Filter the entries below, keeping only lines with the word "this".

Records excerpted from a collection
--

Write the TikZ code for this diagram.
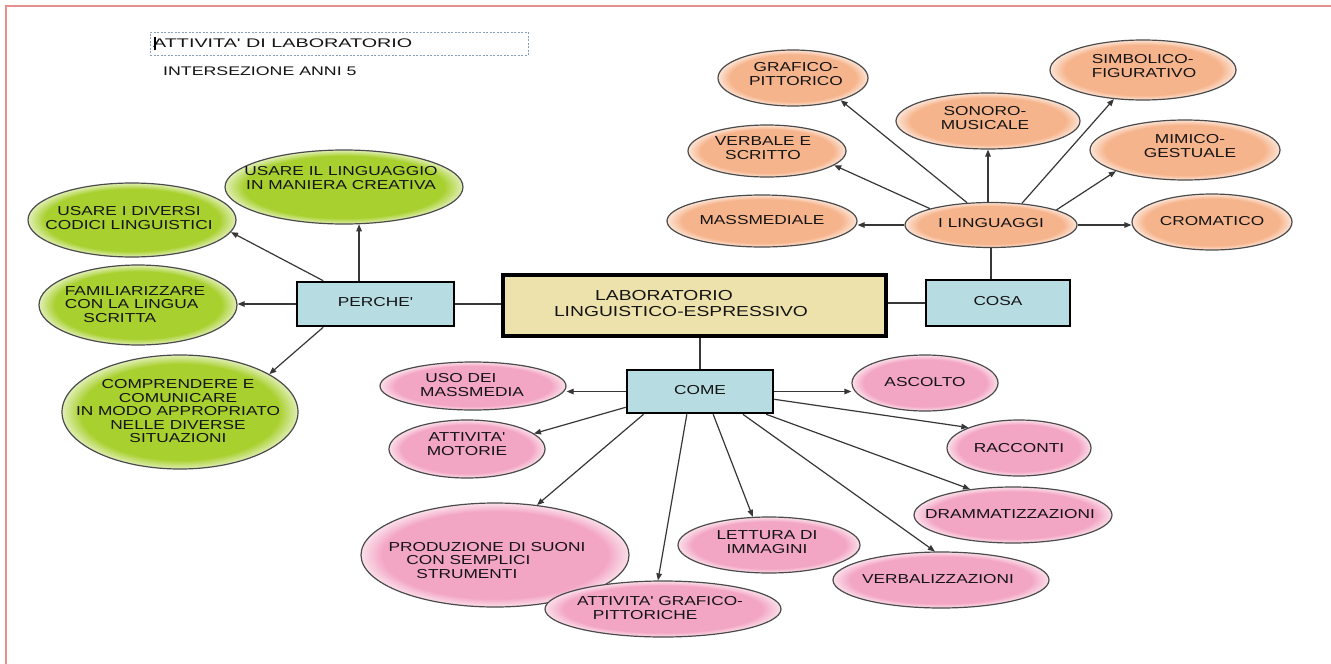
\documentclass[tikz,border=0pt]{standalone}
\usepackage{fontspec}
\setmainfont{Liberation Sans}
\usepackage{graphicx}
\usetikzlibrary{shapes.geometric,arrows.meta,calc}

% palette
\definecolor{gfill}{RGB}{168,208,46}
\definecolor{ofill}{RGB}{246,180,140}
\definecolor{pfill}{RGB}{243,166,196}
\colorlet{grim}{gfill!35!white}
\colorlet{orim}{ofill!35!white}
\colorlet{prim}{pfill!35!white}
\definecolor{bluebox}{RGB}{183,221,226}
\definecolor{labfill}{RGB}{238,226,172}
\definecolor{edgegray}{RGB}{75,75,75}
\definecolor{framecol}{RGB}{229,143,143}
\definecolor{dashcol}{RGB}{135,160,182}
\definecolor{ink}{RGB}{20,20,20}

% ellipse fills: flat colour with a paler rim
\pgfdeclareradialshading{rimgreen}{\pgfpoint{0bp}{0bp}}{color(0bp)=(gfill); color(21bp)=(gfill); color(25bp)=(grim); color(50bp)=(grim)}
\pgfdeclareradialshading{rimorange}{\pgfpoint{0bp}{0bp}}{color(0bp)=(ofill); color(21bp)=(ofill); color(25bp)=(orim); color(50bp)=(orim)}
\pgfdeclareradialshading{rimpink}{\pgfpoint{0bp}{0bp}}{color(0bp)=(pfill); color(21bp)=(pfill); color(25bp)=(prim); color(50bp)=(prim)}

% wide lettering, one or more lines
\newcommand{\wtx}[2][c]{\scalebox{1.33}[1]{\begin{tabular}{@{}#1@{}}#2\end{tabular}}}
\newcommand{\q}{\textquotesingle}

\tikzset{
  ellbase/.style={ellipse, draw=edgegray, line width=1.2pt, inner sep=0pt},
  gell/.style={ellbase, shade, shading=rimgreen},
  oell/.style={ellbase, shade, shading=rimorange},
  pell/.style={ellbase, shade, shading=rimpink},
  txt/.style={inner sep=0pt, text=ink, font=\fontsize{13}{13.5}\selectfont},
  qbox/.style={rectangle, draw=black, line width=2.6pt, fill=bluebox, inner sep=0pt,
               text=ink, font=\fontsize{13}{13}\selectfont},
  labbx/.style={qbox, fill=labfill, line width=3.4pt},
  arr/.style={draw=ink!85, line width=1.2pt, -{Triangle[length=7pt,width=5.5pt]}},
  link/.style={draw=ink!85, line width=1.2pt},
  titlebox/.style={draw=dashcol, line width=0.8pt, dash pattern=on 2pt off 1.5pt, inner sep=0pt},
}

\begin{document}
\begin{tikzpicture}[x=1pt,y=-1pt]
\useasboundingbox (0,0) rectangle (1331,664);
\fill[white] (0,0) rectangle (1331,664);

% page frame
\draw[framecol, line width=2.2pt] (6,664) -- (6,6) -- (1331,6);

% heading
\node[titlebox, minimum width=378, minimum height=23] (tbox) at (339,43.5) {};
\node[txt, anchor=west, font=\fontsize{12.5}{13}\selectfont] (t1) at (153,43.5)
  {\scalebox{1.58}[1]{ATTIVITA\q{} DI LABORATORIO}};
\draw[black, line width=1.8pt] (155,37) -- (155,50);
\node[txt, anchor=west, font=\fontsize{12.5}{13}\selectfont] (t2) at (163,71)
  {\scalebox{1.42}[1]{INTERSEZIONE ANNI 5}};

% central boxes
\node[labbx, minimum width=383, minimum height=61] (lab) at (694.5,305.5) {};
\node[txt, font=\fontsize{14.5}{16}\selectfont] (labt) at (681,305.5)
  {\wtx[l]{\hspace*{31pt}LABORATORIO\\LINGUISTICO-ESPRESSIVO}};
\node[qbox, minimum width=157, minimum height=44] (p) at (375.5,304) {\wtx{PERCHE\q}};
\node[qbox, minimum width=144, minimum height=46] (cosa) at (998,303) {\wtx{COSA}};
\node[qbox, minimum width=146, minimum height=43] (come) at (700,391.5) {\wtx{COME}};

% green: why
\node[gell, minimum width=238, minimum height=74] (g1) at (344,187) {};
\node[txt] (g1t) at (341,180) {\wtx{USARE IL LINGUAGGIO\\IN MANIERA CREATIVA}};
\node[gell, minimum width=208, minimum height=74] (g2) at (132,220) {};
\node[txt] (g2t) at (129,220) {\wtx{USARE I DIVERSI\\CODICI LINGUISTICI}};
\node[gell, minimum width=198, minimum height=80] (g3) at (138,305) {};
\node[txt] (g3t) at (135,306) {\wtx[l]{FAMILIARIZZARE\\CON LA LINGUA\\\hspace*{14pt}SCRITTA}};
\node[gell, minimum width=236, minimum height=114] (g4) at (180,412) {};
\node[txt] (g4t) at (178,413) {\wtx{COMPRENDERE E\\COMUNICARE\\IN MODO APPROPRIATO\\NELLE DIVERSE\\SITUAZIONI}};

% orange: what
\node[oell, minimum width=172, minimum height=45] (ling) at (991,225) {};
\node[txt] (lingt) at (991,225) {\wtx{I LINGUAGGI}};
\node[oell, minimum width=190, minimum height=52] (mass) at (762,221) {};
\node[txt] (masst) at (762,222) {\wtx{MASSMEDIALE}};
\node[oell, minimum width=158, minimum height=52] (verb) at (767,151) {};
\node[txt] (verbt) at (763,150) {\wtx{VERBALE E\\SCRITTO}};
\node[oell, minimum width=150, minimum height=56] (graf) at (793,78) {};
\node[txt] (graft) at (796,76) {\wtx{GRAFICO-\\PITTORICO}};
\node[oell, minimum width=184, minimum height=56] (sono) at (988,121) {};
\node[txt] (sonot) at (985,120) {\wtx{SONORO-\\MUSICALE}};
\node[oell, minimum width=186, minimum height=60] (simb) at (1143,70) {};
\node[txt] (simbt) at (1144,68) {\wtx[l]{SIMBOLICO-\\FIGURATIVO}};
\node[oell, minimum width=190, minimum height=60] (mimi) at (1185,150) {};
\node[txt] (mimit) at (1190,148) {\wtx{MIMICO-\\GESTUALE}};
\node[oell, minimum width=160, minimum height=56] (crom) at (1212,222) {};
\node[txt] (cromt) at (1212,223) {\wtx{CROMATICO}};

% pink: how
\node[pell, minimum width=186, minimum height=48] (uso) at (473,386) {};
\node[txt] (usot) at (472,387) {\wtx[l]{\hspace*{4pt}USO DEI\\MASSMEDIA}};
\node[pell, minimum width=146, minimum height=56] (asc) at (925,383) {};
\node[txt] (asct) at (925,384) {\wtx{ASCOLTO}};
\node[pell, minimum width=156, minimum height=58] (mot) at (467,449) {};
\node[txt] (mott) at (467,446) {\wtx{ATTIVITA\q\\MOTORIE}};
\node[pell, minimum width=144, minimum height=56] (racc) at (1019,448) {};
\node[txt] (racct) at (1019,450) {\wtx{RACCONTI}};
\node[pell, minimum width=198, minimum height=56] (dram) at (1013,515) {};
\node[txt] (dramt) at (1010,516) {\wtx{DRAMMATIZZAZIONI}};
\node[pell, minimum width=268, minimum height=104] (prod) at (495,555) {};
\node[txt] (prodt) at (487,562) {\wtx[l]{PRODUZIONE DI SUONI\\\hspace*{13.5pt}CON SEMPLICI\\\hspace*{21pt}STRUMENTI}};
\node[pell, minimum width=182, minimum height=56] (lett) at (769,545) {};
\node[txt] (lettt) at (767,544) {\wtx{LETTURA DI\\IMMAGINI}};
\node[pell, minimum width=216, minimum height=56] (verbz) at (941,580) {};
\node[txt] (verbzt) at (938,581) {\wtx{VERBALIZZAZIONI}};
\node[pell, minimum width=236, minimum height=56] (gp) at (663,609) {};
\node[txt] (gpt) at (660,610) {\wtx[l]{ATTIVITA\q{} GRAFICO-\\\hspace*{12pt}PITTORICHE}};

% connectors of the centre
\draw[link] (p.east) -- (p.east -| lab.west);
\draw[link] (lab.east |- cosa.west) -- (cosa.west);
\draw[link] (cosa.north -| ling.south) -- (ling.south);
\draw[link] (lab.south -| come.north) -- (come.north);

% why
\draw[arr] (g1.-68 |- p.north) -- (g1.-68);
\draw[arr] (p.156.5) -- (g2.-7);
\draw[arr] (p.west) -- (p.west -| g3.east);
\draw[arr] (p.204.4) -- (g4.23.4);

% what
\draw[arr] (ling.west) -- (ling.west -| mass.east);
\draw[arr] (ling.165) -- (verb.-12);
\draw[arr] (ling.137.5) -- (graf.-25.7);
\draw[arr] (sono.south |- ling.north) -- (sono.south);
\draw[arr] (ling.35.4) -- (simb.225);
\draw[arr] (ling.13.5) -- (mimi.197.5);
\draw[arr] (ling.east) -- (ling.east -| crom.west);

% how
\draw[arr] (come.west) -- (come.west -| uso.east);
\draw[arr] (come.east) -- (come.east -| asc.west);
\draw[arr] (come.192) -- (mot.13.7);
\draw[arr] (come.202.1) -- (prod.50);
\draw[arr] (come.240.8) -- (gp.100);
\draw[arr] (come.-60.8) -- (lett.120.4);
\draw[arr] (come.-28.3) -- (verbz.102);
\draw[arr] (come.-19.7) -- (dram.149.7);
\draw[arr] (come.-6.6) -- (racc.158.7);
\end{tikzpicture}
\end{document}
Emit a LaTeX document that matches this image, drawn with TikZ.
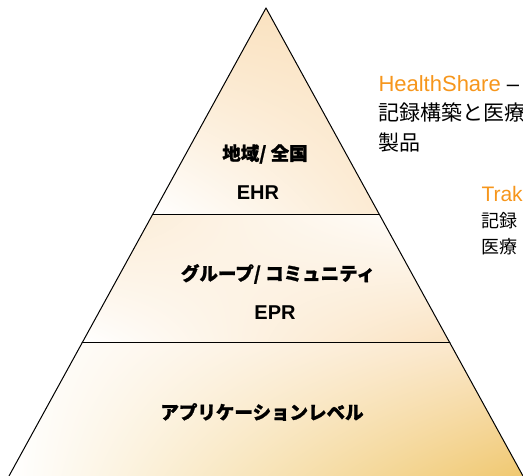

--

§ **Output**:
Write the TikZ code for this diagram.
Emit a LaTeX document that matches this image, drawn with TikZ.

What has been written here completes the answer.